President Clinton had former President Gerald Ford and former Republican Secretaries of State Henry Kissinger and James Baker share a White House platform with him as he drummed up support to give China the normal trading status it desperately wants. Even House Majority Whip, Rep. Tom DeLay, R-TX, ordinarily a bitter foe of the president, is with him on PNTR.

The flip side shows the top two Democrats in the House leadership, Minority Leader Richard Gephardt and Minority Whip David Bonior, leading a large number of House Democrats opposed to PNTR.

"No Blank Check for China" says a headline on a flyer put out by the AFL-CIO. Big labor unions are helping to spearhead the effort to deny China PNTR. Opponents contend that giving PNTR to China will lessen the pressure on the world’s most populous country to change its record on human rights, the use of prison labor, and, most of all, that PNTR will mean jobs lost in the U.S. to low-wage workers in China.

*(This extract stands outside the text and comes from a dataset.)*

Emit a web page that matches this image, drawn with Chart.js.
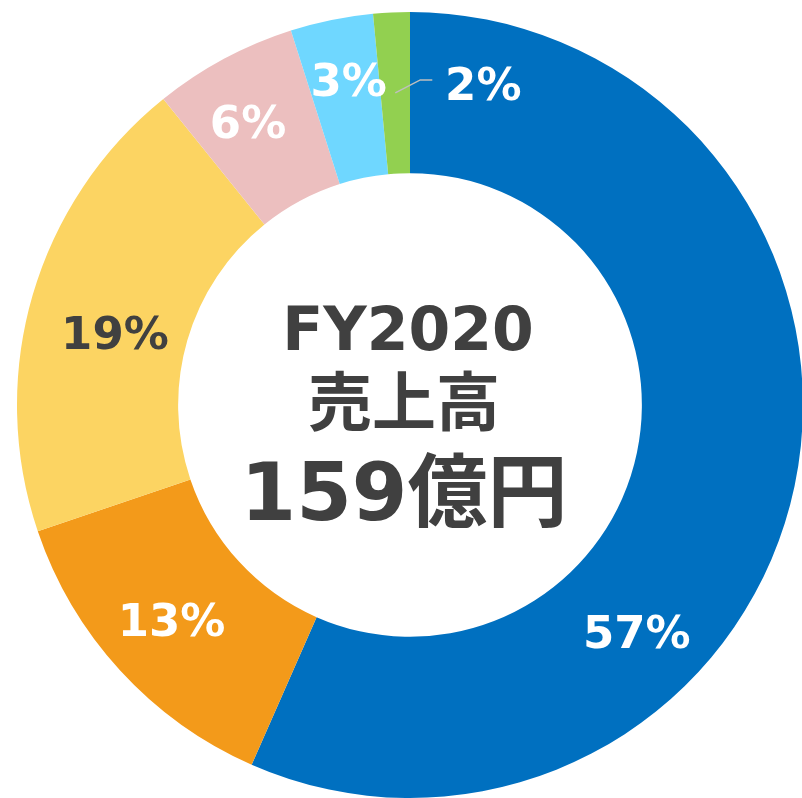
<!DOCTYPE html>
<html>
<head>
<meta charset="utf-8">
<script src="https://cdn.jsdelivr.net/npm/chart.js@4"></script>
<style>
  html, body { margin: 0; padding: 0; background: #fff; overflow: hidden; }
  #wrap { position: relative; width: 803px; height: 798px; }
</style>
</head>
<body>
<div id="wrap"><canvas id="myChart"></canvas></div>
<script>
// segment data (share of sales, %)
const segments = ['A', 'B', 'C', 'D', 'E', 'F'];
const shares = [56.6, 13.2, 19.4, 5.9, 3.4, 1.5];
const centerLines = ['FY2020', '売上高', '159億円'];

const colors = ['#0070C0', '#F39A1A', '#FCD462', '#ECBFBF', '#6FD7FF', '#92D050'];
const labelColors = ['#fff', '#fff', '#404040', '#fff', '#fff', '#fff'];
// nudges from the slice centre, like manually placed labels
const labelShift = [[-79, 163], [-8, 4], [5, 15], [-14, -8], [1, -19], [88, -9]];

const labelPlugin = {
  id: 'sliceLabels',
  afterDatasetsDraw(chart) {
    const ctx = chart.ctx;
    const meta = chart.getDatasetMeta(0);
    ctx.save();
    ctx.font = 'bold 45px "DejaVu Sans"';
    ctx.textAlign = 'center';
    ctx.textBaseline = 'alphabetic';
    meta.data.forEach((arc, i) => {
      const p = arc.getCenterPoint();
      const x = p.x + labelShift[i][0];
      const y = p.y + labelShift[i][1];
      if (i === shares.length - 1) {
        // leader line for the small slice
        ctx.strokeStyle = '#BFBFBF';
        ctx.lineWidth = 1.5;
        ctx.beginPath();
        ctx.moveTo(p.x, p.y);
        ctx.lineTo(p.x + 25, p.y - 13);
        ctx.lineTo(p.x + 37, p.y - 13);
        ctx.stroke();
      }
      ctx.fillStyle = labelColors[i];
      ctx.fillText(Math.round(shares[i]) + '%', x, y + 16);
    });

    // centre text
    const cx = (chart.chartArea.left + chart.chartArea.right) / 2;
    const cy = (chart.chartArea.top + chart.chartArea.bottom) / 2;
    ctx.fillStyle = '#404040';
    ctx.font = 'bold 60px "DejaVu Sans", "Noto Sans CJK JP"';
    ctx.fillText(centerLines[0], cx - 2, cy - 55);
    ctx.font = 'bold 64px "Noto Sans CJK JP"';
    ctx.fillText(centerLines[1], cx - 6, cy + 20);
    ctx.font = 'bold 80px "DejaVu Sans", "Noto Sans CJK JP"';
    ctx.fillText(centerLines[2], cx - 6, cy + 115);
    ctx.restore();
  }
};

function createChart() {
  const ctx = document.getElementById('myChart').getContext('2d');
  new Chart(ctx, {
    type: 'doughnut',
    data: {
      labels: segments,
      datasets: [{
        data: shares,
        backgroundColor: colors,
        borderWidth: 0
      }]
    },
    options: {
      responsive: true,
      maintainAspectRatio: false,
      animation: false,
      cutout: '59%',
      layout: { padding: { left: 17, top: 12, right: 0, bottom: 0 } },
      events: [],
      plugins: {
        legend: { display: false },
        tooltip: { enabled: false }
      }
    },
    plugins: [labelPlugin]
  });
}

createChart();
</script>
</body>
</html>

Secretary of State Madeleine Albright calls the upcoming vote "the single most important foreign policy vote" facing Congress. The President and Albright have been joined by a coalition of big business, non-governmental humanitarian and environmental organizations. CARE, Feed the Children, World Wildlife Fund and Zero Population Growth have joined with At&T, Citigroup, & Daimler Chrysler.

When she shared the podium with Treasury Secretary Summers before the U.S. Global Leadership coalition, Albright told the group PNTR will help the U.S. "reduce barriers to trade" and increase "incentives for cooperation."

The bottom line is that China is poised to join the World Trade Organization and if the U.S. does not grant PNTR, other countries around the world will reap the economic benefits that come with normal trading relations. Foreign companies will get lucrative contracts with China and American companies will not.

In a world where "globalization" has become a buzzword, the administration is betting that including China in the world’s economic system as the best way to change it. But those who represent big labor say it wil be on the backs of American workers.

The word on Capitol Hill: this vote is too close to call.